We found that there were decreases in the maternal T4 and free T4 concentrations between GD 40 and GD 90 and a reduction in the maternal T3 concentrations between GD 6 and GD 40 in all control and treatment groups. This finding is consistent with the data on the ontogeny of maternal thyroid hormone concentrations in pregnancy in humans. A study conducted using 10 different commercially available kits demonstrated decreased T3 and T4 levels in term pregnant women compared with non-pregnant women (Roti et al., 1991). In humans, there is an early increase in T4 levels due to the thyrotrophic activity of the early transient increase in the human chorionic gonodotropin (HCG), followed by a marked decrease due to significant increases in the hepatic production of plasma T4-binding globulin (TBG) during pregnancy, increased gestational T4 requirements, and a reduction in HCG levels (For review, see Burrow et al., 1994), leading to an overall reduction in T4/TBG ratio, and lower T3 and T4 levels (Glinoer et al., 1990).

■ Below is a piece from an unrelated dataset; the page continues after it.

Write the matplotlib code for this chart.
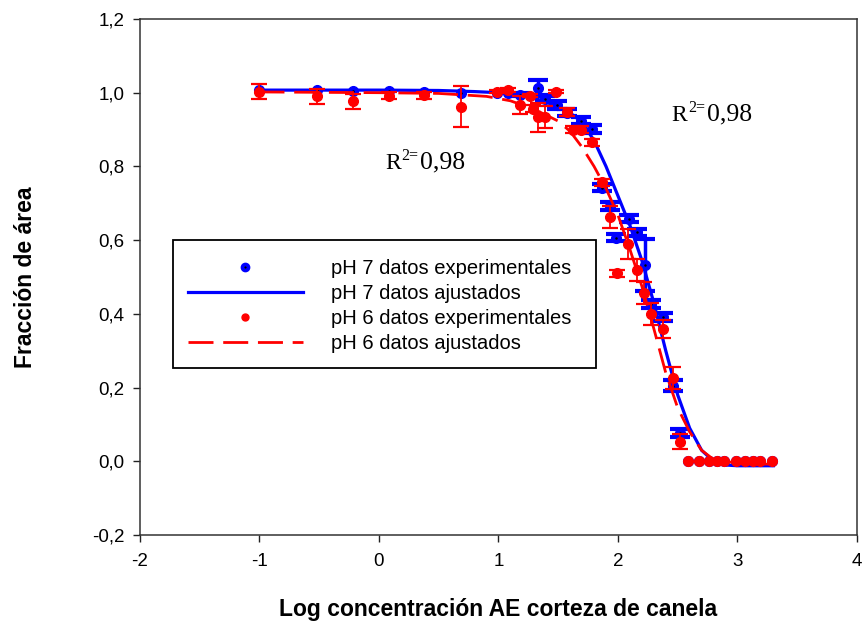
import matplotlib
matplotlib.use("Agg")
import matplotlib.pyplot as plt
from matplotlib.lines import Line2D
from matplotlib.patches import Rectangle
from matplotlib.legend_handler import HandlerTuple

plt.rcParams['font.family'] = ['Liberation Sans', 'DejaVu Sans']

# ---- data: pH 7 experimental ----
ph7_x = [-1.0, -0.52, -0.22, 0.08, 0.38, 0.69, 0.99, 1.08, 1.18, 1.33, 1.39, 1.49,
         1.57, 1.69, 1.78, 1.87, 1.93, 1.98, 2.09, 2.16, 2.23, 2.28, 2.38, 2.46, 2.52,
         2.59, 2.68, 2.76, 2.83, 2.89, 2.99, 3.06, 3.13, 3.19, 3.29]
ph7_y = [1.006, 1.006, 1.005, 1.005, 1.003, 1.0, 1.0, 1.0, 0.995, 1.014, 0.983, 0.967,
         0.946, 0.924, 0.902, 0.742, 0.693, 0.607, 0.658, 0.621, 0.533, 0.427, 0.392, 0.205, 0.077,
         0.0, 0.0, 0.0, 0.0, 0.0, 0.0, 0.0, 0.0, 0.0, 0.0]
ph7_err = [0.0, 0.0, 0.0, 0.0, 0.0, 0.0, 0.0, 0.0, 0.005, 0.02, 0.008, 0.01,
           0.01, 0.01, 0.01, 0.01, 0.01, 0.01, 0.01, 0.01, 0.07, 0.01, 0.01, 0.015, 0.01,
           0.0, 0.0, 0.0, 0.0, 0.0, 0.0, 0.0, 0.0, 0.0, 0.0]

# ---- data: pH 6 experimental ----
ph6_x = [-1.0, -0.52, -0.22, 0.08, 0.38, 0.69, 0.99, 1.08, 1.18, 1.26, 1.29, 1.33, 1.39,
         1.48, 1.57, 1.62, 1.69, 1.78, 1.87, 1.93, 1.99, 2.08, 2.16, 2.22, 2.28, 2.38, 2.46, 2.52,
         2.59, 2.68, 2.76, 2.83, 2.89, 2.99, 3.06, 3.13, 3.19, 3.29]
ph6_y = [1.003, 0.99, 0.977, 0.992, 0.993, 0.962, 1.003, 1.007, 0.967, 0.992, 0.957, 0.933, 0.933,
         1.003, 0.948, 0.90, 0.90, 0.865, 0.757, 0.662, 0.51, 0.59, 0.52, 0.457, 0.40, 0.359, 0.226, 0.053,
         0.0, 0.0, 0.0, 0.0, 0.0, 0.0, 0.0, 0.0, 0.0, 0.0]
ph6_err = [0.02, 0.02, 0.02, 0.01, 0.01, 0.055, 0.005, 0.005, 0.025, 0.005, 0.01, 0.04, 0.03,
           0.005, 0.01, 0.01, 0.01, 0.01, 0.01, 0.03, 0.01, 0.04, 0.03, 0.03, 0.03, 0.025, 0.03, 0.02,
           0.0, 0.0, 0.0, 0.0, 0.0, 0.0, 0.0, 0.0, 0.0, 0.0]

# ---- fitted curves ----
fit7_x = [-1.0, 0.0, 0.5, 0.8, 1.0, 1.2, 1.35, 1.5, 1.6, 1.7, 1.8, 1.9, 2.0, 2.1, 2.2,
          2.3, 2.4, 2.5, 2.6, 2.7, 2.8, 2.9, 3.0, 3.3]
fit7_y = [1.007, 1.007, 1.006, 1.003, 1.0, 0.993, 0.98, 0.962, 0.945, 0.92, 0.87, 0.80, 0.72, 0.64, 0.545,
          0.43, 0.30, 0.18, 0.09, 0.03, 0.0, -0.01, -0.012, -0.012]
fit6_x = [-1.0, 0.0, 0.5, 0.9, 1.1, 1.3, 1.5, 1.6, 1.7, 1.8, 1.9, 2.0, 2.1, 2.2, 2.3,
          2.4, 2.5, 2.6, 2.7, 2.8, 3.0, 3.3]
fit6_y = [1.002, 1.0, 0.998, 0.99, 0.978, 0.955, 0.923, 0.895, 0.852, 0.80, 0.74, 0.668, 0.575, 0.475, 0.36,
          0.24, 0.145, 0.08, 0.03, 0.005, -0.005, -0.008]

xticks = [-2, -1, 0, 1, 2, 3, 4]
yticks = [-0.2, 0.0, 0.2, 0.4, 0.6, 0.8, 1.0, 1.2]
ytick_labels = ['-0,2', '0,0', '0,2', '0,4', '0,6', '0,8', '1,0', '1,2']
legend_labels = ['pH 7 datos experimentales', 'pH 7 datos ajustados',
                 'pH 6 datos experimentales', 'pH 6 datos ajustados']
r2_text = '0,98'
r2_pos = [(0.05, 0.794), (2.45, 0.924)]

BLUE = '#0000ff'
RED = '#ff0000'

fig = plt.figure(figsize=(8.63, 6.28), dpi=100)
ax = fig.add_axes([0.1622, 0.148, 0.8308, 0.8218])

# pH 7
e7 = [(x, y, e) for x, y, e in zip(ph7_x, ph7_y, ph7_err) if e > 0]
ax.errorbar([a[0] for a in e7], [a[1] for a in e7], yerr=[a[2] for a in e7], fmt='none',
            ecolor=BLUE, elinewidth=2.5, capsize=7, capthick=3, zorder=2)
ax.plot(fit7_x, fit7_y, color=BLUE, lw=2.3, zorder=3)
ax.plot(ph7_x, ph7_y, 'o', color=BLUE, ms=7, mec=BLUE, zorder=4)
ax.plot(ph7_x, ph7_y, 'o', color='black', ms=1.8, mew=0, zorder=4.1)

# pH 6
e6 = [(x, y, e) for x, y, e in zip(ph6_x, ph6_y, ph6_err) if e > 0]
ax.errorbar([a[0] for a in e6], [a[1] for a in e6], yerr=[a[2] for a in e6], fmt='none',
            ecolor=RED, elinewidth=1.3, capsize=6, capthick=1.6, zorder=5)
ax.plot(fit6_x, fit6_y, color=RED, lw=2.0, dashes=(9, 3.5), zorder=6)
ax.plot(ph6_x, ph6_y, 'o', color=RED, ms=7, mec=RED, zorder=7)

ax.set_xlim(-2, 4)
ax.set_ylim(-0.2, 1.2)
ax.set_xticks(xticks)
ax.set_xticklabels([str(t) for t in xticks])
ax.set_yticks(yticks)
ax.set_yticklabels(ytick_labels)
ax.tick_params(direction='out', length=5, width=1, labelsize=13.5, colors='#222222',
               labelcolor='black', pad=6)
ax.tick_params(axis='x', pad=8)
for s in ax.spines.values():
    s.set_linewidth(1.1)
    s.set_color('#333333')

ax.set_xlabel('Log concentración AE corteza de canela', fontsize=16.5, fontweight='bold', labelpad=20)
ax.set_ylabel('Fracción de área', fontsize=16.5, fontweight='bold', labelpad=40)

for (tx, ty) in r2_pos:
    ax.annotate('R', xy=(tx, ty), xytext=(0, 0), textcoords='offset points',
                fontsize=17, family='Liberation Serif', va='baseline', ha='left')
    ax.annotate('2=', xy=(tx, ty), xytext=(12, 6.5), textcoords='offset points',
                fontsize=11.5, family='Liberation Serif', va='baseline', ha='left')
    ax.annotate(r2_text, xy=(tx, ty), xytext=(25.5, 0), textcoords='offset points',
                fontsize=18.5, family='Liberation Serif', va='baseline', ha='left')

# legend frame (box drawn separately for asymmetric padding)
frame = Rectangle((0.046, 0.3238), 0.590, 0.248, transform=ax.transAxes,
                  facecolor='white', edgecolor='black', lw=1.3, zorder=8)
ax.add_patch(frame)

h1 = (Line2D([], [], ls='none', marker='o', color=BLUE, ms=6),
      Line2D([], [], ls='none', marker='o', color='black', ms=1.6, mew=0))
h2 = Line2D([], [], color=BLUE, lw=2.3)
h3 = Line2D([], [], ls='none', marker='o', color=RED, ms=5)
h4 = Line2D([], [], color=RED, lw=2.0, dashes=(9, 3.5))
leg = ax.legend([h1, h2, h3, h4], legend_labels,
                handler_map={tuple: HandlerTuple(ndivide=1)},
                loc='upper left', bbox_to_anchor=(0.046, 0.565), borderaxespad=0,
                fontsize=14.5, handlelength=5.7, handletextpad=1.39, labelspacing=0.31,
                borderpad=0.75, frameon=False)
leg.set_zorder(9)

fig.savefig('out.png', dpi=100)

In summary, we and others have demonstrated that maternal alcohol consumption at any point of time during gestation would result in increases in the HPA hormones, responses that may permanently alter fetal brain development and physiological and behavioral functions in the offspring. We did not identify a change in maternal HPA axis responsiveness to alcohol across gestation. We also found that maternal thyroid hormone secretion is not altered by all three trimester-equivalent alcohol exposure. Therefore, it does not appear that the reported fetal HPT axis changes in response to prenatal alcohol exposure are a result of diminished maternal thyroid hormone contribution. Finally, we have also demonstrated that ovine maternal thyroid hormone concentrations normally decrease over gestation.
Supported by NIAAA Grant AA10940 and by the NIH Pediatrics Initiatives (TAC).